One of the key limitations of RNA-sequencing is the relatively large amounts of RNA required for each sample. While recent protocols have reduced the amount of total RNA input down below 1g, the initial protocols required 5-10g of material. This is several orders of magnitude higher then we routinely use for microarray analysis.
While most microarray labeling protocols are inappropriate for Illumina sequencing in that they use cRNA as their labeled materials, the NuGen kits used by the BioMicro Center since 2009 are unique in that they use amplified cDNA which has several benefits to microarray analysis. We were particularly interested in the ability of NuGen to handle amounts of RNA in the sub-nanomolar range which could allow next-generation sequencing of RNA from single cells. In order to test the viability of this approach, we established a collaboration with NuGen and with Dr. Chris Burge of the Biology and Biological Engineering departments.
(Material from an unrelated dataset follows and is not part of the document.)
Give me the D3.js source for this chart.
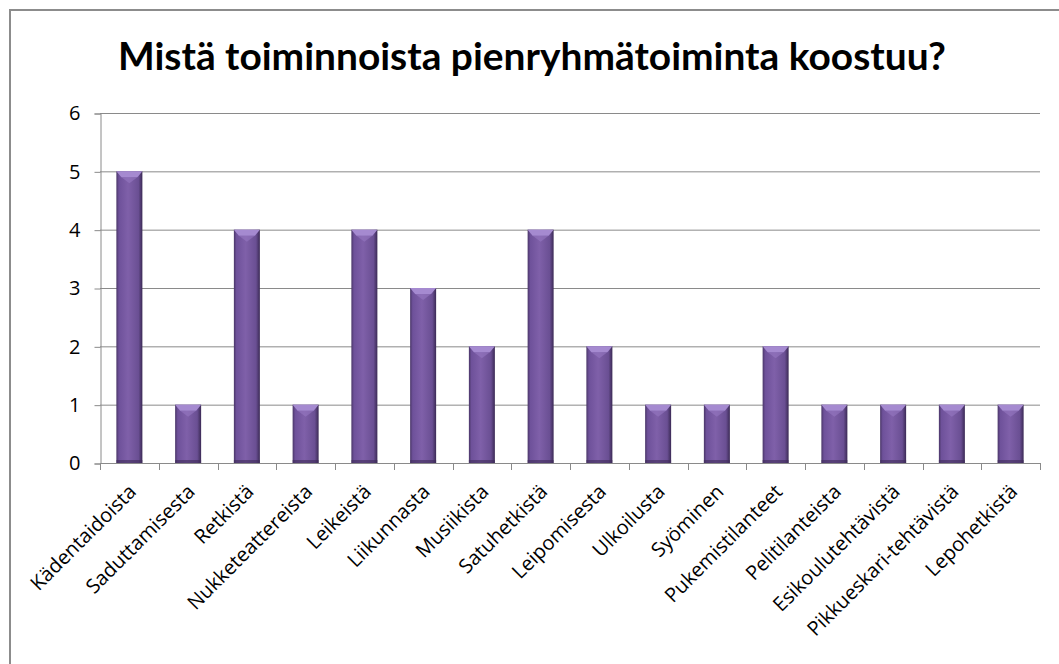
<!DOCTYPE html>
<html>
<head>
<meta charset="utf-8">
<script src="https://cdn.jsdelivr.net/npm/d3@7/dist/d3.min.js"></script>
<style>
  html, body { margin: 0; padding: 0; background: #fff; }
  svg { display: block; }
</style>
</head>
<body>
<div id="main"></div>
<script>
// chart data
var categories = ['Kädentaidoista', 'Saduttamisesta', 'Retkistä', 'Nukketeattereista', 'Leikeistä',
  'Liikunnasta', 'Musiikista', 'Satuhetkistä', 'Leipomisesta', 'Ulkoilusta', 'Syöminen',
  'Pukemistilanteet', 'Pelitilanteista', 'Esikoulutehtävistä', 'Pikkueskari-tehtävistä', 'Lepohetkistä'];
var counts = [5, 1, 4, 1, 4, 3, 2, 4, 2, 1, 1, 2, 1, 1, 1, 1];
var yTicks = [0, 1, 2, 3, 4, 5, 6];
var title = 'Mistä toiminnoista pienryhmätoiminta koostuu?';

var svgWidth = 1059, svgHeight = 664;
var plot = {left: 100, right: 1040, top: 113, bottom: 463};
var labelFont = '"Open Sans", Lato, sans-serif';

var svg = d3.select('#main').append('svg')
  .attr('width', svgWidth)
  .attr('height', svgHeight);

// bar gradient
var defs = svg.append('defs');
var grad = defs.append('linearGradient').attr('id', 'barGrad')
  .attr('x1', '0%').attr('x2', '100%').attr('y1', '0%').attr('y2', '0%');
[['0%', '#4a3668'], ['10%', '#6e519a'], ['45%', '#7f60a9'], ['85%', '#6a4f93'], ['100%', '#3b2a55']]
  .forEach(function(s){ grad.append('stop').attr('offset', s[0]).attr('stop-color', s[1]); });

// outer frame
svg.append('rect')
  .attr('x', 10).attr('y', 10)
  .attr('width', 1100).attr('height', 700)
  .attr('fill', '#fff')
  .attr('stroke', '#8c8c8c')
  .attr('stroke-width', 2);

svg.append('text')
  .text(title)
  .attr('x', 118).attr('y', 70)
  .attr('textLength', 828)
  .attr('lengthAdjust', 'spacingAndGlyphs')
  .style('font-family', 'Lato, "Open Sans", sans-serif')
  .style('font-weight', 'bold')
  .style('font-size', '38px')
  .style('fill', '#000');

var x = d3.scaleBand().domain(categories).range([plot.left, plot.right]).paddingInner(0).paddingOuter(0);
var y = d3.scaleLinear().domain([0, 6]).range([plot.bottom, plot.top]);

// gridlines
svg.append('g').selectAll('line')
  .data(yTicks.slice(1))
  .enter().append('line')
  .attr('x1', plot.left).attr('x2', plot.right)
  .attr('y1', function(d){ return y(d) + 0.5; })
  .attr('y2', function(d){ return y(d) + 0.5; })
  .attr('stroke', '#8a8a8a').attr('stroke-width', 1);

// y axis
var yAxis = svg.append('g')
  .attr('transform', 'translate(' + (plot.left + 0.5) + ',0.5)')
  .call(d3.axisLeft(y).tickValues(yTicks).tickSize(6).tickPadding(14).tickFormat(d3.format('d')));
yAxis.select('.domain').attr('stroke', '#8a8a8a');
yAxis.selectAll('.tick line').attr('stroke', '#8a8a8a');
yAxis.selectAll('text')
  .style('font-family', labelFont)
  .style('font-size', '20px')
  .style('fill', '#000');

// x axis line + ticks at band edges
var xg = svg.append('g');
xg.append('line')
  .attr('x1', plot.left).attr('x2', plot.right)
  .attr('y1', plot.bottom + 0.5).attr('y2', plot.bottom + 0.5)
  .attr('stroke', '#8a8a8a');
var edges = categories.map(function(c){ return x(c); }).concat([plot.right]);
xg.selectAll('line.tk')
  .data(edges)
  .enter().append('line')
  .attr('class', 'tk')
  .attr('x1', function(d){ return Math.round(d) + 0.5; })
  .attr('x2', function(d){ return Math.round(d) + 0.5; })
  .attr('y1', plot.bottom).attr('y2', plot.bottom + 7)
  .attr('stroke', '#8a8a8a');

// bars
var barW = 26;
var bars = svg.append('g').selectAll('g')
  .data(counts)
  .enter().append('g')
  .attr('transform', function(d, i){
    return 'translate(' + (x(categories[i]) + x.bandwidth() / 2 - barW / 2) + ',0)';
  });

bars.append('rect')
  .attr('x', 0).attr('width', barW)
  .attr('y', function(d){ return y(d); })
  .attr('height', function(d){ return y(0) - y(d); })
  .attr('fill', 'url(#barGrad)');

// top bevel
bars.append('path')
  .attr('d', function(d){
    var t = y(d);
    return 'M0,' + t + 'L' + barW + ',' + t + 'L' + (barW - 5) + ',' + (t + 6) + 'L5,' + (t + 6) + 'Z';
  })
  .attr('fill', '#a58ad0');
bars.append('path')
  .attr('d', function(d){
    var t = y(d);
    return 'M5,' + (t + 6) + 'L' + (barW - 5) + ',' + (t + 6) + 'L' + (barW / 2) + ',' + (t + 12) + 'Z';
  })
  .attr('fill', '#9678c2').attr('opacity', 0.6);

// bottom shade
bars.append('rect')
  .attr('x', 0).attr('width', barW)
  .attr('y', y(0) - 3).attr('height', 3)
  .attr('fill', '#3e2c58').attr('opacity', 0.6);

// x labels
svg.append('g').selectAll('text')
  .data(categories)
  .enter().append('text')
  .text(function(d){ return d; })
  .attr('text-anchor', 'end')
  .attr('transform', function(d){
    return 'translate(' + (x(d) + x.bandwidth() / 2 + 8) + ',' + (plot.bottom + 30) + ') rotate(-45)';
  })
  .style('font-family', labelFont)
  .style('font-size', '20px')
  .style('fill', '#000');
</script>
</body>
</html>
To establish the robustness of the NuGen system for RNA-seq, two mRNA samples were isolated from control and UPF-1 knockdown cells and were prepared either with the NuGen kit (by NuGen technicians) or with standard RNA-seq methods from Illumina (prepared in the Burge lab). The NuGen samples were prepared across a variety of concentrations, and seven paired-end libraries were run. Differential error rates, coverage, sensitivity and differential expression were all calculated by the Burge Lab.
Our results demonstrated that the NuGen kit, unfortunately, has a number of issues that are concerning in the RNA-seq environment. Analysis of coverage showed very uneven coverage of exons, likely due to the semi-random-nonamers that NuGen uses in preparing the cDNA. In addition, the level of noise introduced in differential expression was quite large, at least for an experiment with subtle changes in expression. Our results have discouraged us from focusing on NuGen protocols for looking at RNA-seq data. It has even raised questions to us about the quality of the NuGen kit for exon array analysis, though other whole transcriptome amplifications are probably no better.